Swift:
Parsing HTML

How to:

Swift, by default, doesn’t include a built-in library for HTML parsing, necessitating the use of third-party libraries to handle this task effectively. One of the most popular choices is SwiftSoup, a pure Swift library that offers jQuery-like syntax for HTML parsing and manipulation.

Installation

First, you need to add SwiftSoup to your project. If you’re using Swift Package Manager, you can add it to your Package.swift dependencies:

dependencies: [
    .package(url: "https://github.com/scinfu/SwiftSoup.git", from: "2.3.2")
]

Example: Extracting Links from HTML

Suppose you have an HTML document and you want to extract all links (<a href="...">).

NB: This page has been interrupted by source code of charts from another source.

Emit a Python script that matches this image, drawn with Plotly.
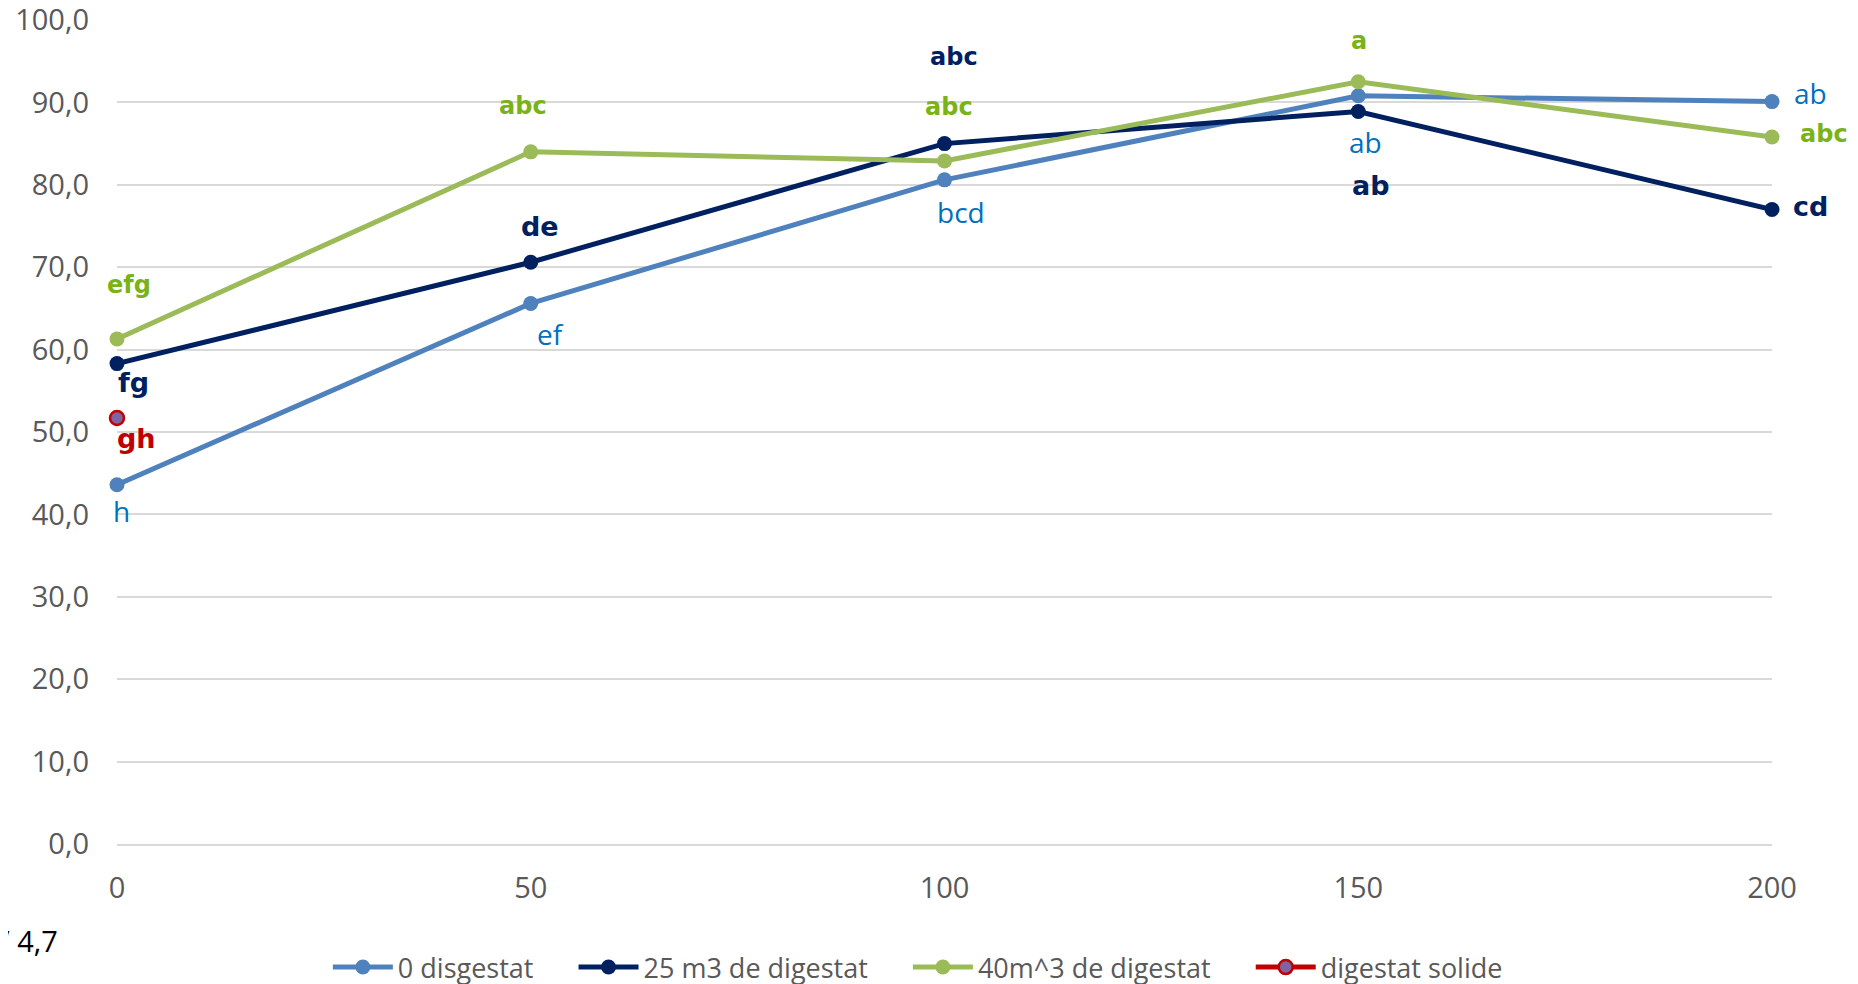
import plotly.graph_objects as go

x_vals = [0, 50, 100, 150, 200]
y_zero = [43.6, 65.6, 80.6, 90.8, 90.1]
y_25 = [58.3, 70.6, 85.0, 88.9, 77.0]
y_40 = [61.3, 84.0, 82.9, 92.5, 85.8]
x_solide = [0]
y_solide = [51.7]

names = ["0 disgestat", "25 m3 de digestat", "40m^3 de digestat", "digestat solide"]

# significance letters (text, x, y in data units)
lab_zero_text = ["h", "ef", "bcd", "ab", "ab"]
lab_zero_x = [0.6, 52.4, 102.0, 150.9, 204.6]
lab_zero_y = [40.4, 61.9, 76.7, 85.2, 91.2]
lab_25_text = ["fg", "de", "abc", "ab", "cd"]
lab_25_x = [2.0, 51.1, 101.2, 151.6, 204.7]
lab_25_y = [56.0, 75.0, 95.5, 79.9, 77.4]
lab_40_text = ["efg", "abc", "abc", "a", "abc"]
lab_40_x = [1.4, 49.1, 100.6, 150.1, 206.3]
lab_40_y = [67.9, 89.6, 89.4, 97.4, 86.2]
lab_sol_text = ["gh"]
lab_sol_x = [2.4]
lab_sol_y = [49.2]

x_ticks = [0, 50, 100, 150, 200]
y_ticks = [0, 10, 20, 30, 40, 50, 60, 70, 80, 90, 100]
y_tick_text = ["0,0", "10,0", "20,0", "30,0", "40,0", "50,0", "60,0", "70,0", "80,0", "90,0", "100,0"]

C_BLUE = "#4F81BD"
C_NAVY = "#002060"
C_GREEN = "#9BBB59"
C_RED = "#C00000"
C_PURPLE = "#8064A2"

X_MIN, X_MAX = 0, 200
PAD = "\u00a0" * 5

fig = go.Figure()
fig.add_trace(go.Scatter(x=x_vals, y=y_zero, name=names[0] + PAD, mode="lines+markers",
                         cliponaxis=False,
                         line=dict(color=C_BLUE, width=5), marker=dict(color=C_BLUE, size=15)))
fig.add_trace(go.Scatter(x=x_vals, y=y_25, name=names[1] + PAD, mode="lines+markers",
                         cliponaxis=False,
                         line=dict(color=C_NAVY, width=5), marker=dict(color=C_NAVY, size=15)))
fig.add_trace(go.Scatter(x=x_vals, y=y_40, name=names[2] + PAD, mode="lines+markers",
                         cliponaxis=False,
                         line=dict(color=C_GREEN, width=5), marker=dict(color=C_GREEN, size=15)))
fig.add_trace(go.Scatter(x=x_solide, y=y_solide, name=names[3], mode="lines+markers",
                         cliponaxis=False,
                         line=dict(color=C_RED, width=5),
                         marker=dict(color=C_PURPLE, size=14, line=dict(color=C_RED, width=2.5))))

annotations = []
def add_labels(texts, xs, ys, color, bold, size, small=None):
    for t, xx, yy in zip(texts, xs, ys):
        s = size
        if small and t in small:
            s = small[t]
        annotations.append(dict(x=(xx - X_MIN) / (X_MAX - X_MIN), y=yy, xref="paper", yref="y",
                                text=f"<b>{t}</b>" if bold else t,
                                showarrow=False, xanchor="center", yanchor="middle",
                                font=dict(color=color, size=s,
                                          family="DejaVu Sans" if bold else "Open Sans")))

add_labels(lab_zero_text, lab_zero_x, lab_zero_y, "#0070C0", False, 28)
add_labels(lab_25_text, lab_25_x, lab_25_y, C_NAVY, True, 27, small={"abc": 24})
add_labels(lab_40_text, lab_40_x, lab_40_y, "#7AB317", True, 24)
add_labels(lab_sol_text, lab_sol_x, lab_sol_y, C_RED, True, 27)

annotations.append(dict(x=-0.0724, y=-0.117, xref="paper", yref="paper", text="/ 4,7", showarrow=False,
                        xanchor="left", yanchor="middle",
                        font=dict(color="#000000", size=29, family="Open Sans")))

fig.update_layout(
    width=1858, height=984,
    margin=dict(l=109, r=94, t=12, b=148),
    plot_bgcolor="white", paper_bgcolor="white",
    font=dict(family="Open Sans", color="#595959", size=26),
    showlegend=True,
    legend=dict(orientation="h", xref="container", yref="container", x=0.4897, y=0.0,
                xanchor="center", yanchor="bottom", font=dict(size=27, color="#595959"),
                itemwidth=60, tracegroupgap=0),
    annotations=annotations,
)
fig.update_xaxes(range=[X_MIN, X_MAX], tickvals=x_ticks, ticktext=[str(v) for v in x_ticks],
                 showgrid=False, zeroline=False, showline=True, linecolor="#D9D9D9", linewidth=1.5,
                 ticks="", ticklabelstandoff=17, automargin=False, ticklabeloverflow="allow",
                 tickfont=dict(size=29, color="#595959"))
fig.update_yaxes(range=[0, 100], tickvals=y_ticks, ticktext=y_tick_text,
                 showgrid=True, gridcolor="#D9D9D9", gridwidth=1.5, zeroline=False,
                 showline=False, ticks="", ticklabelstandoff=27, automargin=False,
                 ticklabeloverflow="allow",
                 tickfont=dict(size=29, color="#595959"))

fig.write_html("out.html")
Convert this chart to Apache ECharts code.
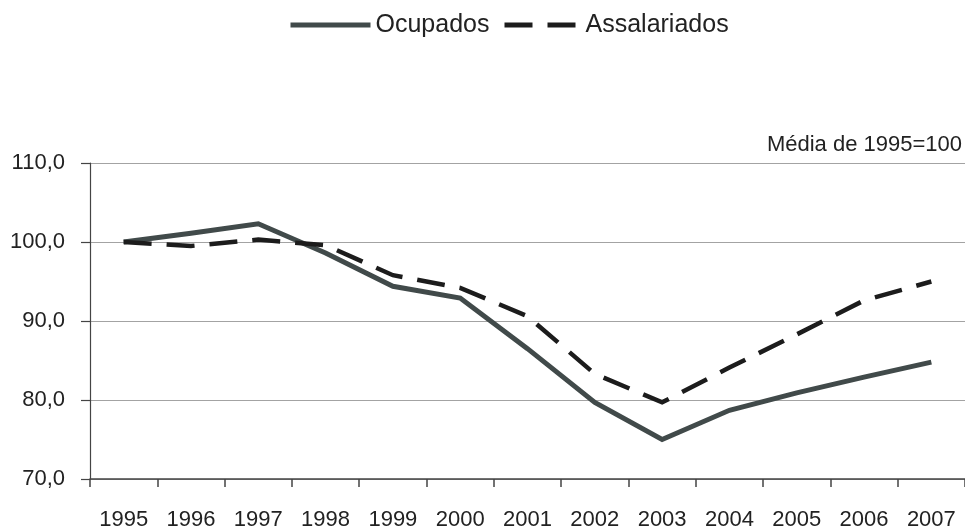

With SwiftSoup, you can accomplish this easily:

import SwiftSoup

let html = """
<!DOCTYPE html>
<html>
<head>
    <title>Sample Page</title>
</head>
<body>
    <p>Welcome to our website</p>
    <a href="https://example.com/page1">Page 1</a>
    <a href="https://example.com/page2">Page 2</a>
</body>
</html>
"""

do {
    let doc: Document = try SwiftSoup.parse(html)
    let links: Elements = try doc.select("a")
    for link in links.array() {
        let linkHref: String = try link.attr("href")
        let linkText: String = try link.text()
        print("\(linkText) - \(linkHref)")
    }
} catch Exception.Error(let type, let message) {
    print("Error type: \(type) Message: \(message)")
} catch {
    print("error")
}

Sample Output

The previous code extracts URLs and their text from the HTML, outputting:

Page 1 - https://example.com/page1
Page 2 - https://example.com/page2

This basic example demonstrates how to leverage SwiftSoup for parsing HTML documents. By exploring SwiftSoup’s documentation further, you can find numerous methods to navigate, search, and modify the HTML content, empowering your Swift applications to process complex web content with ease.